### YOUR TASK
Exactly retype the lines of the material from its first line to the line with "322, 548, 589];", including both.

────

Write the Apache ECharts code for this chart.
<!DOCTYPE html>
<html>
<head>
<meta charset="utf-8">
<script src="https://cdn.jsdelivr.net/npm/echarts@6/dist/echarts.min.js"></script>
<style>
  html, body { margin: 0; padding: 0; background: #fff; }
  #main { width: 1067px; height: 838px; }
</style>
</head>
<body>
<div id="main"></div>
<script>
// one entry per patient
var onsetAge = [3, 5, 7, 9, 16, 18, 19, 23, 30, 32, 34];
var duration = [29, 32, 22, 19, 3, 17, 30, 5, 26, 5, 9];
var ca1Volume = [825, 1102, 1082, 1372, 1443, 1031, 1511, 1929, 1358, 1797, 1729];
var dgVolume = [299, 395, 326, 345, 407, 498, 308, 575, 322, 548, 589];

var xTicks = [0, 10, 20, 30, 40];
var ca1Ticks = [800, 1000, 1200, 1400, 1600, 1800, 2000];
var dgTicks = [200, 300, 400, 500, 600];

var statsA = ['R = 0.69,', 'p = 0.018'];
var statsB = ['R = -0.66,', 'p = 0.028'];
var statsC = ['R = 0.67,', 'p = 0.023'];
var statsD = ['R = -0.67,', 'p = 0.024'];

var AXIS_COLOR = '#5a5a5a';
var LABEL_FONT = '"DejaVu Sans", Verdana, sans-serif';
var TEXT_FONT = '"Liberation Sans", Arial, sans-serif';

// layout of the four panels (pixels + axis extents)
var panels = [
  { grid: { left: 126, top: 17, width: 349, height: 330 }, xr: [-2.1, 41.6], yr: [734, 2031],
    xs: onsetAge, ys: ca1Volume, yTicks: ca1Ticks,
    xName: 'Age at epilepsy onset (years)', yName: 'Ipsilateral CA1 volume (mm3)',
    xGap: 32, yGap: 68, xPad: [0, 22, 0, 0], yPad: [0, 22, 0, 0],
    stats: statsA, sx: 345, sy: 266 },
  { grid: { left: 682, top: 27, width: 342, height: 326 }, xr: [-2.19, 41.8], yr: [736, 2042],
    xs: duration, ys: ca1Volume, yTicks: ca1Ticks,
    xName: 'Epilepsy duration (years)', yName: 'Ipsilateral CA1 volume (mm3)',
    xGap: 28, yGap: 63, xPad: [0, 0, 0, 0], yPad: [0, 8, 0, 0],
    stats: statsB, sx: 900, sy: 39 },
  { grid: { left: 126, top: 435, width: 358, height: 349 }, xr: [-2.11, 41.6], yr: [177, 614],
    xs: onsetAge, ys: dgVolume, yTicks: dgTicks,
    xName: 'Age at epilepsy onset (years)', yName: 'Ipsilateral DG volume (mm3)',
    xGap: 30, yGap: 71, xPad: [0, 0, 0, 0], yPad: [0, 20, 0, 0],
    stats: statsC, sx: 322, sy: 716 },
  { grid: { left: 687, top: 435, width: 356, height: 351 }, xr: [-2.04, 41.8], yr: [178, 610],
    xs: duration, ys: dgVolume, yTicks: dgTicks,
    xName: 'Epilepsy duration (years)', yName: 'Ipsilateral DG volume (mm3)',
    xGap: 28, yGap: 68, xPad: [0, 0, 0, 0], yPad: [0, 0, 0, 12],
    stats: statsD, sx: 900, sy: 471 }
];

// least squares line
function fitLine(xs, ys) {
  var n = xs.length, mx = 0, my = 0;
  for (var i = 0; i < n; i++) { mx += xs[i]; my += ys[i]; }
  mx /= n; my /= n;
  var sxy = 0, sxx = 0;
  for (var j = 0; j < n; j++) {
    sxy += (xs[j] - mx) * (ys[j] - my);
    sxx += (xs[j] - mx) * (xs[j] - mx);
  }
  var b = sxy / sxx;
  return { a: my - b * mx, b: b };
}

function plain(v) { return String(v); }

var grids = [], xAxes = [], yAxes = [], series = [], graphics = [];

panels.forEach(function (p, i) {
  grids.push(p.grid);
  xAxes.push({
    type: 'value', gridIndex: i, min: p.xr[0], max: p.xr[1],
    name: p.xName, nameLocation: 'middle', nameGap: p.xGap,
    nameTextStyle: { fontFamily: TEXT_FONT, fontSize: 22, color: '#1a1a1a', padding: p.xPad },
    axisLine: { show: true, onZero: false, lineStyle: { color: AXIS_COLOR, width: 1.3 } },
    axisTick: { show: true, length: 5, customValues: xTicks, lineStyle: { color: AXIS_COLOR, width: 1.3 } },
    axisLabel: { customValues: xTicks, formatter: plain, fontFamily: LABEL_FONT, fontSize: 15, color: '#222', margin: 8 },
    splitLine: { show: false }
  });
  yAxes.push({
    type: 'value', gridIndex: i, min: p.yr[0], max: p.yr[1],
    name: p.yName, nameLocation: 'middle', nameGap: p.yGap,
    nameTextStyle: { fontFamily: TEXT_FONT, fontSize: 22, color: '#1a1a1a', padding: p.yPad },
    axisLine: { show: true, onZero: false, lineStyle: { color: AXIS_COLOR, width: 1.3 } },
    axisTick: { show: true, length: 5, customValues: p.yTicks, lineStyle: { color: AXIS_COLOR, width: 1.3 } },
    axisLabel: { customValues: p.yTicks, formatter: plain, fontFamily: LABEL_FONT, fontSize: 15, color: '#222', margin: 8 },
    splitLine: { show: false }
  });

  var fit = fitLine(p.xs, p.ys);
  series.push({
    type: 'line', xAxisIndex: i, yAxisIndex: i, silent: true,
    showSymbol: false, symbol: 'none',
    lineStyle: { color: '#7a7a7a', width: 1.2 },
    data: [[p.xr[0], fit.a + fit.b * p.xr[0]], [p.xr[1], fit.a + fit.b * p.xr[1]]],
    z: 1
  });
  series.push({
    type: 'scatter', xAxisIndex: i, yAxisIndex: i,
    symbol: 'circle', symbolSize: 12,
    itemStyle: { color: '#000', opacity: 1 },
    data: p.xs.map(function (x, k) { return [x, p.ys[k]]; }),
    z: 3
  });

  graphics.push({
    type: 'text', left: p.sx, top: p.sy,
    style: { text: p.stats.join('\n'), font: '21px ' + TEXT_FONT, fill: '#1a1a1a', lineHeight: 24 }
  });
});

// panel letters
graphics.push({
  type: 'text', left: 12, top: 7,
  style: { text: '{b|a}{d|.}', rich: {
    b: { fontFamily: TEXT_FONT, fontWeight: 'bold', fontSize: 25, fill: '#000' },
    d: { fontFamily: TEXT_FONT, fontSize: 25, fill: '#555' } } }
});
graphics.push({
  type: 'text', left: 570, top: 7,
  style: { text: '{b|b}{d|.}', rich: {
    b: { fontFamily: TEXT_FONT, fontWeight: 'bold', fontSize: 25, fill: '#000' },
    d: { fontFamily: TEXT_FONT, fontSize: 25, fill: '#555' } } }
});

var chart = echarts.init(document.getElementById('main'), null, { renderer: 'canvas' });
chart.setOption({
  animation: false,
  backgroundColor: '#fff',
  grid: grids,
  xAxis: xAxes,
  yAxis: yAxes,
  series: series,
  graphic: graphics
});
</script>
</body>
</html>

────

### RESULT OF THIS EXERCISE
Write the Apache ECharts code for this chart.
<!DOCTYPE html>
<html>
<head>
<meta charset="utf-8">
<script src="https://cdn.jsdelivr.net/npm/echarts@6/dist/echarts.min.js"></script>
<style>
  html, body { margin: 0; padding: 0; background: #fff; }
  #main { width: 1067px; height: 838px; }
</style>
</head>
<body>
<div id="main"></div>
<script>
// one entry per patient
var onsetAge = [3, 5, 7, 9, 16, 18, 19, 23, 30, 32, 34];
var duration = [29, 32, 22, 19, 3, 17, 30, 5, 26, 5, 9];
var ca1Volume = [825, 1102, 1082, 1372, 1443, 1031, 1511, 1929, 1358, 1797, 1729];
var dgVolume = [299, 395, 326, 345, 407, 498, 308, 575, 322, 548, 589];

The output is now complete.